Everything from the line containing "Clone this chart in matplotlib." to the line containing "rot_star = [False, True, True, True]", both lines included, must be copied exactly; nothing else should be.

[Records for processing]
--------
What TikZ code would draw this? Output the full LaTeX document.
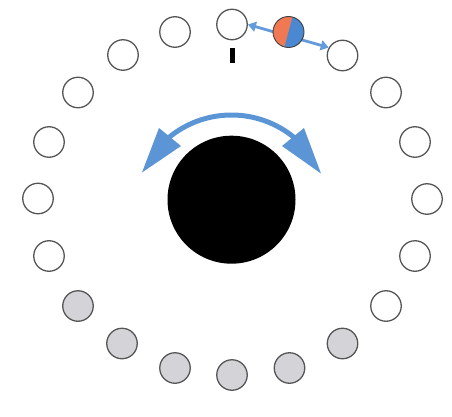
--------
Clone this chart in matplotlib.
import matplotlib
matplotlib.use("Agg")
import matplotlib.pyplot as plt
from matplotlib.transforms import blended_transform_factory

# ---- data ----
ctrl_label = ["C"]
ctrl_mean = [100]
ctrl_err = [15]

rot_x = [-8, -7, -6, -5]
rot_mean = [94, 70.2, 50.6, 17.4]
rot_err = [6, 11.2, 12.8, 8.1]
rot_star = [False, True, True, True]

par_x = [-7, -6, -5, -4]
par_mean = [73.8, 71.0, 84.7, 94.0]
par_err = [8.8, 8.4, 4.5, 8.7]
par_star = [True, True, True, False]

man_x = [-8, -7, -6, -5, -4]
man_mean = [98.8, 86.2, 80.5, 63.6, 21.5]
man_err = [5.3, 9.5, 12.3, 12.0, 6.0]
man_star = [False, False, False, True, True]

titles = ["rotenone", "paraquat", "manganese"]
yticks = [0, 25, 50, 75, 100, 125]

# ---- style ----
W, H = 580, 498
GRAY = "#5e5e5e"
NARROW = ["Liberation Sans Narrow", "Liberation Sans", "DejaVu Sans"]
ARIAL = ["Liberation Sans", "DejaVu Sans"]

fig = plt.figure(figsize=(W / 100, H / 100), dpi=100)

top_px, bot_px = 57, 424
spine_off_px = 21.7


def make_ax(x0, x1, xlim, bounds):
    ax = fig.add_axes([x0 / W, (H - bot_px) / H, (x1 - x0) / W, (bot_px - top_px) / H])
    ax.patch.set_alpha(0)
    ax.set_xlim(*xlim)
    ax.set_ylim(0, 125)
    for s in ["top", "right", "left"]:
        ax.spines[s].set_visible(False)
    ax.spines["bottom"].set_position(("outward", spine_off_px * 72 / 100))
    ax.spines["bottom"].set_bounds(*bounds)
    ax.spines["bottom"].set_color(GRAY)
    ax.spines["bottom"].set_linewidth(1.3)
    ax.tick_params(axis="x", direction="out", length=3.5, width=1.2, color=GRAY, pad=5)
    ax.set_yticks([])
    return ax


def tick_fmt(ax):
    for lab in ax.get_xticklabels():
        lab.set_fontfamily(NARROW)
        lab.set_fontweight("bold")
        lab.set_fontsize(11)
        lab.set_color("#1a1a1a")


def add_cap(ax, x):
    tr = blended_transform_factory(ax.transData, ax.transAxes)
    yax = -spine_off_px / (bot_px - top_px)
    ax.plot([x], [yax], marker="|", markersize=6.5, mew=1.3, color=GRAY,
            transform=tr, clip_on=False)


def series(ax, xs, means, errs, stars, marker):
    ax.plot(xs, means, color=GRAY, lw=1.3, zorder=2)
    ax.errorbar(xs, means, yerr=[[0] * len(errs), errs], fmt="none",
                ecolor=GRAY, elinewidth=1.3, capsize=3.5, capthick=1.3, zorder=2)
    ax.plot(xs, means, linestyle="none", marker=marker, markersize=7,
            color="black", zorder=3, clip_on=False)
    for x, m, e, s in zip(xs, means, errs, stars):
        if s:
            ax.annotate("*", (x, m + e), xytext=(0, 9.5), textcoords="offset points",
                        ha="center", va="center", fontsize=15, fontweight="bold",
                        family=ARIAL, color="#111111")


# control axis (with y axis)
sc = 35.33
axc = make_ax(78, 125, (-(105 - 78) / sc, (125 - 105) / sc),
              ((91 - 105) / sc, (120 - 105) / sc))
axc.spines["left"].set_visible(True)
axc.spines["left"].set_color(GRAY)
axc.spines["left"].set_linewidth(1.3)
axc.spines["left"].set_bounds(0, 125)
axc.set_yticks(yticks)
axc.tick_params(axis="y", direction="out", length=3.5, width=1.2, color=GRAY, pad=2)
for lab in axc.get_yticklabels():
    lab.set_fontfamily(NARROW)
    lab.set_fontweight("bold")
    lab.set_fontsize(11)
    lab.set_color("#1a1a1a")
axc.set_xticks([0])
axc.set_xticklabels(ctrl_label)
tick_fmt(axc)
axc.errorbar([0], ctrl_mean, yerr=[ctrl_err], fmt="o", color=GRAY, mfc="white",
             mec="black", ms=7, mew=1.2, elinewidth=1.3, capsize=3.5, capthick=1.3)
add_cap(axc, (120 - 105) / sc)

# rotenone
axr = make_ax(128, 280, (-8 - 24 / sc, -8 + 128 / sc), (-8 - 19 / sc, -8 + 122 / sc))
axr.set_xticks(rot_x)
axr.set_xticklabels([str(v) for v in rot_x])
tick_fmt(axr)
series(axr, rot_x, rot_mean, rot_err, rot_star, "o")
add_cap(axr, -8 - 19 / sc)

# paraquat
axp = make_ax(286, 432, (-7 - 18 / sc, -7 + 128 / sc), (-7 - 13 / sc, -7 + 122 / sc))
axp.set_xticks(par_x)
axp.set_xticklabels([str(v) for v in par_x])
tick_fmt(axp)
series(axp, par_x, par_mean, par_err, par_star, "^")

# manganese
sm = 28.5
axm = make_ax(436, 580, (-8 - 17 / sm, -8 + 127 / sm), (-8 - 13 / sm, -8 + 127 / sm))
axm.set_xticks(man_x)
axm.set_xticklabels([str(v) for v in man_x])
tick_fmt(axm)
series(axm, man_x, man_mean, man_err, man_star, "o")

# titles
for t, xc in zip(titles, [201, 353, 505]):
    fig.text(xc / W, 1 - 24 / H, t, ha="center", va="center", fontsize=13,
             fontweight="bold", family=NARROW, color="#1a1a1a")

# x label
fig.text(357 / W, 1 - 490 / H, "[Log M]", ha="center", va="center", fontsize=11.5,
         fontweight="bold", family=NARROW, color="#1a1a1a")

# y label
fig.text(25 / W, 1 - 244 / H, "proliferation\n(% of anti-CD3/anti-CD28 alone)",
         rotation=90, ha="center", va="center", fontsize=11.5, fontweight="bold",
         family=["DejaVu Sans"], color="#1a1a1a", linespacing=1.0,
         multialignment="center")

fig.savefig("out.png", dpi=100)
--------
[Response to this exercise]
Clone this chart in matplotlib.
import matplotlib
matplotlib.use("Agg")
import matplotlib.pyplot as plt
from matplotlib.transforms import blended_transform_factory

# ---- data ----
ctrl_label = ["C"]
ctrl_mean = [100]
ctrl_err = [15]

rot_x = [-8, -7, -6, -5]
rot_mean = [94, 70.2, 50.6, 17.4]
rot_err = [6, 11.2, 12.8, 8.1]
rot_star = [False, True, True, True]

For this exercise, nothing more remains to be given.